● **Exercise objective**
Provide an exact copy of the data, excluding the images.

== Supplied data ==

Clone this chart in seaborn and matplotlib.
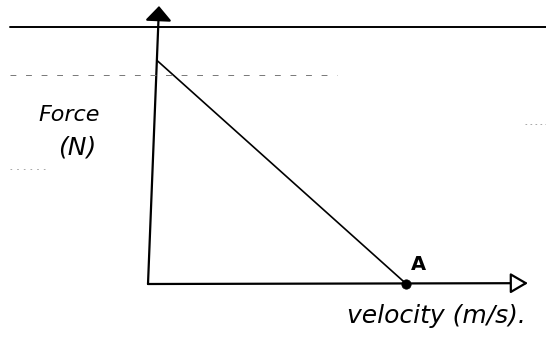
import matplotlib
matplotlib.use("Agg")
import matplotlib.pyplot as plt
from matplotlib.lines import Line2D
import pandas as pd
import seaborn as sns

# sketch values (arbitrary units, axes run 0..10)
velocity = [0.23, 6.8]
force = [8.05, 0.0]
point_a_velocity = [6.8]
point_a_force = [0.0]
point_label = "A"
x_label = "velocity (m/s)."
y_label_top = "Force"
y_label_bottom = "(N)"

sns.set_style("white")
plt.rcParams["font.family"] = ["DejaVu Sans"]
plt.rcParams["text.color"] = "black"

W, H = 546, 345
fig = plt.figure(figsize=(W / 100, H / 100), dpi=100)
ax = fig.add_axes([148 / W, 61 / H, 380 / W, 278 / H])
ax.set_xlim(0, 10)
ax.set_ylim(0, 10)
ax.axis("off")

# notebook rules behind the sketch
fig.add_artist(Line2D([10 / W, 1.0], [1 - 27 / H, 1 - 27 / H], transform=fig.transFigure,
                      color="black", lw=1.4))
fig.add_artist(Line2D([10 / W, 337 / W], [1 - 75 / H, 1 - 75 / H], transform=fig.transFigure,
                      color="#777777", lw=0.7, dashes=(6, 10)))
fig.add_artist(Line2D([10 / W, 45 / W], [1 - 169 / H, 1 - 169 / H], transform=fig.transFigure,
                      color="#999999", lw=0.6, dashes=(2, 6)))
fig.add_artist(Line2D([525 / W, 1.0], [1 - 124 / H, 1 - 124 / H], transform=fig.transFigure,
                      color="#999999", lw=0.6, dashes=(2, 4)))

# hand drawn axes
ax.annotate("", xy=(0.29, 10.0), xytext=(0, 0), annotation_clip=False,
            arrowprops=dict(arrowstyle="-|>,head_length=0.5,head_width=0.45",
                            mutation_scale=18, lw=1.6, color="black",
                            shrinkA=0, shrinkB=0))
ax.annotate("", xy=(10.0, 0.03), xytext=(0, 0), annotation_clip=False,
            arrowprops=dict(arrowstyle="-|>,head_length=0.6,head_width=0.35",
                            mutation_scale=18, lw=1.6, fc="white", ec="black",
                            shrinkA=0, shrinkB=0))

df = pd.DataFrame({"velocity": velocity, "force": force})
sns.lineplot(data=df, x="velocity", y="force", ax=ax, color="black", lw=1.2)
sns.scatterplot(x=point_a_velocity, y=point_a_force, ax=ax, color="black", s=45,
                edgecolor="black", zorder=5, clip_on=False)
ax.annotate(point_label, (point_a_velocity[0], point_a_force[0]), xytext=(12, 19),
            textcoords="offset pixels", ha="center", va="center",
            fontsize=14, fontweight="bold")

fig.text(436 / W, 1 - 316 / H, x_label, ha="center", va="center",
         fontsize=18, style="italic")
fig.text(69 / W, 1 - 115 / H, y_label_top, ha="center", va="center",
         fontsize=16, style="italic")
fig.text(77 / W, 1 - 148 / H, y_label_bottom, ha="center", va="center",
         fontsize=18, style="italic")

fig.savefig("out.png", dpi=100)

===

● **Correct result**
Clone this chart in seaborn and matplotlib.
import matplotlib
matplotlib.use("Agg")
import matplotlib.pyplot as plt
from matplotlib.lines import Line2D
import pandas as pd
import seaborn as sns

# sketch values (arbitrary units, axes run 0..10)
velocity = [0.23, 6.8]
force = [8.05, 0.0]
point_a_velocity = [6.8]
point_a_force = [0.0]
point_label = "A"
x_label = "velocity (m/s)."
y_label_top = "Force"
y_label_bottom = "(N)"

sns.set_style("white")
plt.rcParams["font.family"] = ["DejaVu Sans"]
plt.rcParams["text.color"] = "black"

W, H = 546, 345
fig = plt.figure(figsize=(W / 100, H / 100), dpi=100)
ax = fig.add_axes([148 / W, 61 / H, 380 / W, 278 / H])
ax.set_xlim(0, 10)
ax.set_ylim(0, 10)
ax.axis("off")

# notebook rules behind the sketch
fig.add_artist(Line2D([10 / W, 1.0], [1 - 27 / H, 1 - 27 / H], transform=fig.transFigure,
                      color="black", lw=1.4))
fig.add_artist(Line2D([10 / W, 337 / W], [1 - 75 / H, 1 - 75 / H], transform=fig.transFigure,
                      color="#777777", lw=0.7, dashes=(6, 10)))
fig.add_artist(Line2D([10 / W, 45 / W], [1 - 169 / H, 1 - 169 / H], transform=fig.transFigure,
                      color="#999999", lw=0.6, dashes=(2, 6)))
fig.add_artist(Line2D([525 / W, 1.0], [1 - 124 / H, 1 - 124 / H], transform=fig.transFigure,
                      color="#999999", lw=0.6, dashes=(2, 4)))

# hand drawn axes
ax.annotate("", xy=(0.29, 10.0), xytext=(0, 0), annotation_clip=False,
            arrowprops=dict(arrowstyle="-|>,head_length=0.5,head_width=0.45",
                            mutation_scale=18, lw=1.6, color="black",
                            shrinkA=0, shrinkB=0))
ax.annotate("", xy=(10.0, 0.03), xytext=(0, 0), annotation_clip=False,
            arrowprops=dict(arrowstyle="-|>,head_length=0.6,head_width=0.35",
                            mutation_scale=18, lw=1.6, fc="white", ec="black",
                            shrinkA=0, shrinkB=0))

df = pd.DataFrame({"velocity": velocity, "force": force})
sns.lineplot(data=df, x="velocity", y="force", ax=ax, color="black", lw=1.2)
sns.scatterplot(x=point_a_velocity, y=point_a_force, ax=ax, color="black", s=45,
                edgecolor="black", zorder=5, clip_on=False)
ax.annotate(point_label, (point_a_velocity[0], point_a_force[0]), xytext=(12, 19),
            textcoords="offset pixels", ha="center", va="center",
            fontsize=14, fontweight="bold")

fig.text(436 / W, 1 - 316 / H, x_label, ha="center", va="center",
         fontsize=18, style="italic")
fig.text(69 / W, 1 - 115 / H, y_label_top, ha="center", va="center",
         fontsize=16, style="italic")
fig.text(77 / W, 1 - 148 / H, y_label_bottom, ha="center", va="center",
         fontsize=18, style="italic")

fig.savefig("out.png", dpi=100)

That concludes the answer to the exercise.